DATASET SECTION:
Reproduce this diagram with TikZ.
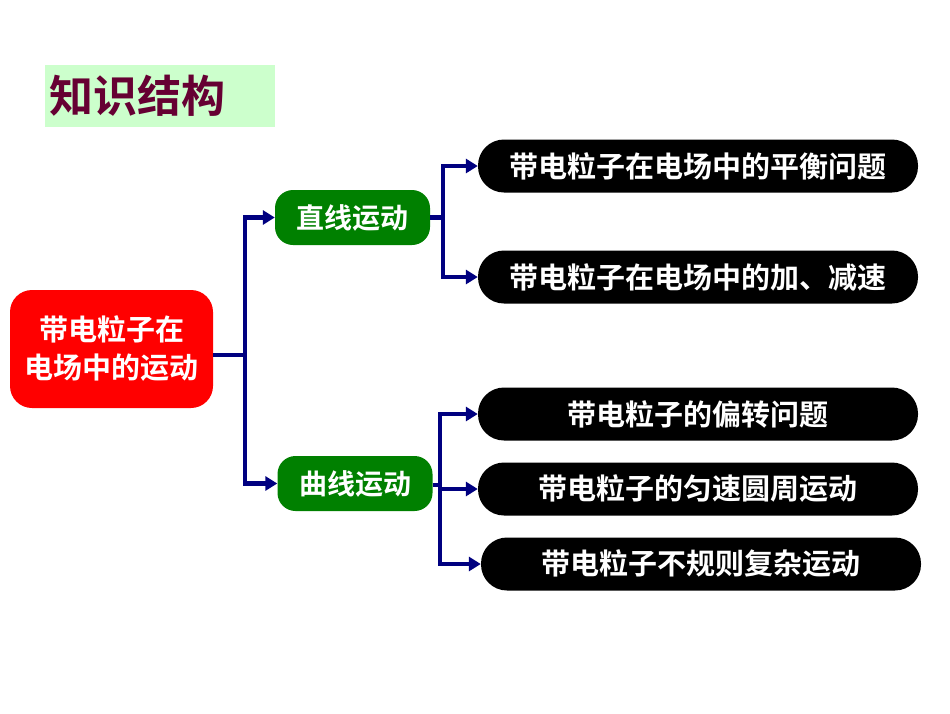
\documentclass[tikz,border=0pt]{standalone}
\usepackage{fontspec}
\newfontfamily\cjk{Noto Sans CJK SC}[BoldFont={Noto Sans CJK SC Bold}]
\usetikzlibrary{arrows.meta,shapes.geometric}
\definecolor{navy}{RGB}{0,0,128}
\definecolor{tgreen}{RGB}{0,128,0}
\definecolor{lgreen}{RGB}{204,255,204}
\definecolor{maroon}{RGB}{102,0,51}
\tikzset{
 oval/.style={rounded corners=26pt,fill=black,text=white,font=\cjk\bfseries\fontsize{29}{32}\selectfont,minimum width=440pt,minimum height=53pt,inner sep=0pt},
 gbox/.style={rounded corners=18pt,fill=tgreen,text=white,font=\cjk\bfseries\fontsize{28}{30}\selectfont,minimum width=155pt,minimum height=55pt,inner sep=0pt},
 conn/.style={navy,line width=4.5pt},
 arr/.style={conn,-{Triangle[length=12pt,width=14pt]}}
}
\begin{document}
\begin{tikzpicture}[x=1pt,y=-1pt]
\useasboundingbox (0,0) rectangle (950,713);
\fill[white] (0,0) rectangle (950,713);
\node[fill=lgreen,minimum width=230pt,minimum height=62pt,text=maroon,font=\cjk\bfseries\fontsize{44}{48}\selectfont,inner sep=0pt,anchor=north west,text width=222pt,align=left] (title) at (45,65) {知识结构};
\node[rounded corners=22pt,fill=red,text=white,font=\cjk\bfseries\fontsize{29}{38}\selectfont,minimum width=203pt,minimum height=118pt,align=center,inner sep=0pt] (root) at (111.5,349) {带电粒子在\\电场中的运动};
\node[gbox] (g1) at (352.5,217.5) {直线运动};
\node[gbox] (g2) at (355,483.5) {曲线运动};
\node[oval] (e1) at (698,166) {带电粒子在电场中的平衡问题};
\node[oval] (e2) at (698,277) {带电粒子在电场中的加、减速};
\node[oval] (e3) at (698,414) {带电粒子的偏转问题};
\node[oval] (e4) at (698,489) {带电粒子的匀速圆周运动};
\node[oval] (e5) at (701,564) {带电粒子不规则复杂运动};
\coordinate (r0) at (245,355);
\coordinate (a0) at (443,217.5);
\coordinate (b0) at (440,485);
\draw[conn] (root.east |- r0) -- (r0);
\draw[arr] (r0) -- (245,217.5) -- (g1.west);
\draw[arr] (r0) -- (245,483.5) -- (g2.west);
\draw[conn] (g1.east) -- (a0);
\draw[arr] (a0) -- (443,166) -- (e1.west);
\draw[arr] (a0) -- (443,277) -- (e2.west);
\draw[conn] (g2.east |- b0) -- (b0);
\draw[arr] (b0) -- (440,414) -- (e3.west);
\draw[arr] (b0) -- (440,489) -- (e4.west);
\draw[arr] (b0) -- (440,564) -- (e5.west);
\end{tikzpicture}
\end{document}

WHAT NEEDS TO BE DONE: Leave the pictures out and copy the rest of the data exactly.

FINAL RESULT:
Reproduce this diagram with TikZ.
\documentclass[tikz,border=0pt]{standalone}
\usepackage{fontspec}
\newfontfamily\cjk{Noto Sans CJK SC}[BoldFont={Noto Sans CJK SC Bold}]
\usetikzlibrary{arrows.meta,shapes.geometric}
\definecolor{navy}{RGB}{0,0,128}
\definecolor{tgreen}{RGB}{0,128,0}
\definecolor{lgreen}{RGB}{204,255,204}
\definecolor{maroon}{RGB}{102,0,51}
\tikzset{
 oval/.style={rounded corners=26pt,fill=black,text=white,font=\cjk\bfseries\fontsize{29}{32}\selectfont,minimum width=440pt,minimum height=53pt,inner sep=0pt},
 gbox/.style={rounded corners=18pt,fill=tgreen,text=white,font=\cjk\bfseries\fontsize{28}{30}\selectfont,minimum width=155pt,minimum height=55pt,inner sep=0pt},
 conn/.style={navy,line width=4.5pt},
 arr/.style={conn,-{Triangle[length=12pt,width=14pt]}}
}
\begin{document}
\begin{tikzpicture}[x=1pt,y=-1pt]
\useasboundingbox (0,0) rectangle (950,713);
\fill[white] (0,0) rectangle (950,713);
\node[fill=lgreen,minimum width=230pt,minimum height=62pt,text=maroon,font=\cjk\bfseries\fontsize{44}{48}\selectfont,inner sep=0pt,anchor=north west,text width=222pt,align=left] (title) at (45,65) {知识结构};
\node[rounded corners=22pt,fill=red,text=white,font=\cjk\bfseries\fontsize{29}{38}\selectfont,minimum width=203pt,minimum height=118pt,align=center,inner sep=0pt] (root) at (111.5,349) {带电粒子在\\电场中的运动};
\node[gbox] (g1) at (352.5,217.5) {直线运动};
\node[gbox] (g2) at (355,483.5) {曲线运动};
\node[oval] (e1) at (698,166) {带电粒子在电场中的平衡问题};
\node[oval] (e2) at (698,277) {带电粒子在电场中的加、减速};
\node[oval] (e3) at (698,414) {带电粒子的偏转问题};
\node[oval] (e4) at (698,489) {带电粒子的匀速圆周运动};
\node[oval] (e5) at (701,564) {带电粒子不规则复杂运动};
\coordinate (r0) at (245,355);
\coordinate (a0) at (443,217.5);
\coordinate (b0) at (440,485);
\draw[conn] (root.east |- r0) -- (r0);
\draw[arr] (r0) -- (245,217.5) -- (g1.west);
\draw[arr] (r0) -- (245,483.5) -- (g2.west);
\draw[conn] (g1.east) -- (a0);
\draw[arr] (a0) -- (443,166) -- (e1.west);
\draw[arr] (a0) -- (443,277) -- (e2.west);
\draw[conn] (g2.east |- b0) -- (b0);
\draw[arr] (b0) -- (440,414) -- (e3.west);
\draw[arr] (b0) -- (440,489) -- (e4.west);
\draw[arr] (b0) -- (440,564) -- (e5.west);
\end{tikzpicture}
\end{document}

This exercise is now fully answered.